## [GIVEN MATERIAL]
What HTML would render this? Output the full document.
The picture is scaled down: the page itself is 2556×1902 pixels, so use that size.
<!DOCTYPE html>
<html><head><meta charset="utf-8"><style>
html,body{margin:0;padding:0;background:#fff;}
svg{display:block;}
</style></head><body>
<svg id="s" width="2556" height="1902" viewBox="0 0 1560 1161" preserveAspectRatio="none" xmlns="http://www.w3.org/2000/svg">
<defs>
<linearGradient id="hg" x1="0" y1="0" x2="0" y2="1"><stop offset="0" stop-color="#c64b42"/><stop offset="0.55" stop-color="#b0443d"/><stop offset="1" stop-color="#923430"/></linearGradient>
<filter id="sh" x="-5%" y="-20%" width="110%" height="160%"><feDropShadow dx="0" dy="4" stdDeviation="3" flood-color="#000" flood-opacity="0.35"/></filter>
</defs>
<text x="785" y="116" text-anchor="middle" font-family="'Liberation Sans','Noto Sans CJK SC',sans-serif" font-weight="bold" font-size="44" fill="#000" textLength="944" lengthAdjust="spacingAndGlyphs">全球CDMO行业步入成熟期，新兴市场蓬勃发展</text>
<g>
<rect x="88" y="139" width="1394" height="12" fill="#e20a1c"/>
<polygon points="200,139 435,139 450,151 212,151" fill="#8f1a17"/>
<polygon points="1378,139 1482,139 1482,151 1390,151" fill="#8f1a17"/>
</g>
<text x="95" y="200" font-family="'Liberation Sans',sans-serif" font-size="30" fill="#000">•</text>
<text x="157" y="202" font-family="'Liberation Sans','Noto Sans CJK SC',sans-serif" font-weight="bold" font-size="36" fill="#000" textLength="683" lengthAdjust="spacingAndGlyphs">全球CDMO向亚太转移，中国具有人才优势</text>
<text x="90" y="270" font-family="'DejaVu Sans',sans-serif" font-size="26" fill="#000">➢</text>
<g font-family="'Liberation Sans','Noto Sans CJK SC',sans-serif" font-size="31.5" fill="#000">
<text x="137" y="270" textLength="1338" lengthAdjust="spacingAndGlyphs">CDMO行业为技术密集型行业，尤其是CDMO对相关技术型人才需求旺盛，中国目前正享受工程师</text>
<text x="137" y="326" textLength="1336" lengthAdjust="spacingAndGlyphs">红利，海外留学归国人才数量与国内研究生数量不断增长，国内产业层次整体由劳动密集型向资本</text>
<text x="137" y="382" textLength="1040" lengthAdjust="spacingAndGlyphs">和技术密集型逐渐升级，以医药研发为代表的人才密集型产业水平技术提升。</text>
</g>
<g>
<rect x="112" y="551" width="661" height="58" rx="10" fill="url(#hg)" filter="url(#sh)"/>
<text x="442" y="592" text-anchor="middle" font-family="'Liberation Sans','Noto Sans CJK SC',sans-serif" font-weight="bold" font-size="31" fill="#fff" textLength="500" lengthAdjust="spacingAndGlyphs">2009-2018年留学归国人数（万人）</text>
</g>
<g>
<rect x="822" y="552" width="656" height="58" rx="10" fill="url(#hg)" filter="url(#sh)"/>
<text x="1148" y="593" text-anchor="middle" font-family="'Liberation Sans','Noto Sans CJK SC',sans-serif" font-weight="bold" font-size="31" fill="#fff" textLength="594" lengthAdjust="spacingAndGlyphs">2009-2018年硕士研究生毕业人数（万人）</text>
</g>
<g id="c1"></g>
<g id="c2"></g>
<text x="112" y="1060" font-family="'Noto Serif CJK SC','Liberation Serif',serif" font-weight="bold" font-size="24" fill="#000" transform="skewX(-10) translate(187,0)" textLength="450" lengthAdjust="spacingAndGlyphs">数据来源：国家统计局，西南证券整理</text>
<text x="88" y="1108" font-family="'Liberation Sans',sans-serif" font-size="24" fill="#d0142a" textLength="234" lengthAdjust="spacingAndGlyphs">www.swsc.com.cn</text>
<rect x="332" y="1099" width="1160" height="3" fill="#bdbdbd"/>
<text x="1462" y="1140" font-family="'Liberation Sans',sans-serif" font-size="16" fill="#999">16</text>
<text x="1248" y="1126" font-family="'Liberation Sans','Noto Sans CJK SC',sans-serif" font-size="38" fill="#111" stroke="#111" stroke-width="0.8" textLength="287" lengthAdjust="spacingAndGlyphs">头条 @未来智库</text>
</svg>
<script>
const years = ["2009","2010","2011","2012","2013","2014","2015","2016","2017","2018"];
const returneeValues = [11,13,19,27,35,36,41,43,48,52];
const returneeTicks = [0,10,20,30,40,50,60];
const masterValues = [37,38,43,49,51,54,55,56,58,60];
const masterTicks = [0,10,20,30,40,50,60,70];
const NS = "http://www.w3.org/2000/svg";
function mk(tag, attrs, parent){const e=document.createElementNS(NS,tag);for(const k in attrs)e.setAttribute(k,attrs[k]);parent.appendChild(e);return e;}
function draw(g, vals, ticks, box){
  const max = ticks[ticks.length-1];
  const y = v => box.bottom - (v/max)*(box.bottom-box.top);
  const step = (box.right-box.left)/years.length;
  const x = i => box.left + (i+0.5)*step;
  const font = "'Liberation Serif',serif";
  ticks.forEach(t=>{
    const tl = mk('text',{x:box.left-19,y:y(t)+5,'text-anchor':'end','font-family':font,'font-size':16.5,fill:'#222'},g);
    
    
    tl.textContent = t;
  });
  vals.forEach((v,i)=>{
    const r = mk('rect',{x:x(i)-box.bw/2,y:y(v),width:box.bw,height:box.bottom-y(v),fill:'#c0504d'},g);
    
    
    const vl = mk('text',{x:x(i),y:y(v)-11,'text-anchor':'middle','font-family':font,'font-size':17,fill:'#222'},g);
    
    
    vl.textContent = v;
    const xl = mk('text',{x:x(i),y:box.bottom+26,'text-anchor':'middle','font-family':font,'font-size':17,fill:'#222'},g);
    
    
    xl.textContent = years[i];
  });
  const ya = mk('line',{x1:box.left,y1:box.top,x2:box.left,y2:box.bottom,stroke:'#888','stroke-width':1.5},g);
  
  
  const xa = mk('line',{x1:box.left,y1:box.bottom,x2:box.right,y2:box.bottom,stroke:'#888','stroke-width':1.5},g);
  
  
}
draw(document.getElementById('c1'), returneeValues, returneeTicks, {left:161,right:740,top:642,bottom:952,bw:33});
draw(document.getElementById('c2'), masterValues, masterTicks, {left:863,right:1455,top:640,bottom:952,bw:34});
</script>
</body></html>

## [TASK STATEMENT]
State the count of lines with the word "document" in them, and write nothing else.

## [FULL ANSWER]
4